The company said the server meets the surging computing demands of AI systems and helps customers run AI applications more efficiently and economically. In particular, the Trainium3 chip, built on a 3-nanometer (nm) process, can train larger AI models faster and serve more users at lower expense.
The Trn3 UltraServer can scale up to 144 Trainium3 chips, delivers up to 362 FP8 petaflops (PFLOPS) of performance, and achieves a 4x reduction in latency, marking performance gains over the previous generation. This shortens model training time from months to weeks and, at the same time, handles more inference requests to reduce time to market and operating expense.
In tests using OpenAI's GPT-OSS model, it achieved 3x higher per-chip throughput and 4x faster response time compared with the Trn2 UltraServer, showing that corporations can scale AI applications with less infrastructure while improving user experience.
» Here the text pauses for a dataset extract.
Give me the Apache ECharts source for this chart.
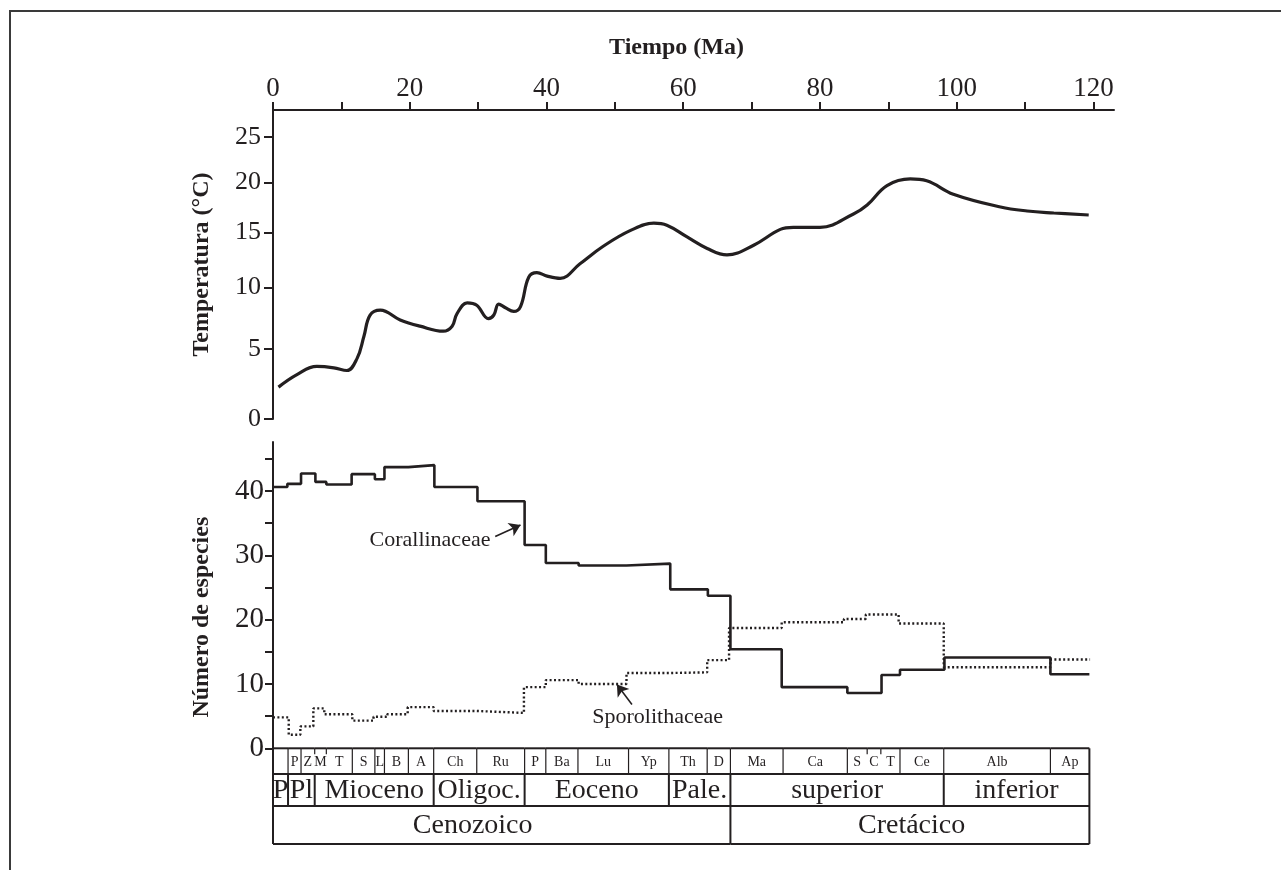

AWS has begun developing Trainium4 to support next-generation frontier training and inference. Trainium4 targets at least 6x FP4 compute performance, 3x FP8 performance, and 4x memory bandwidth, among other improvements. In particular, Trainium4 is designed to support NVIDIA NVLink Fusion high-speed chip interconnect technology.
The company said, "Ongoing hardware and software optimizations will lay the foundation to train AI models even faster and process more inference requests, and are expected to deliver a flexible, high-performance platform optimized for high-load AI model training and inference workloads."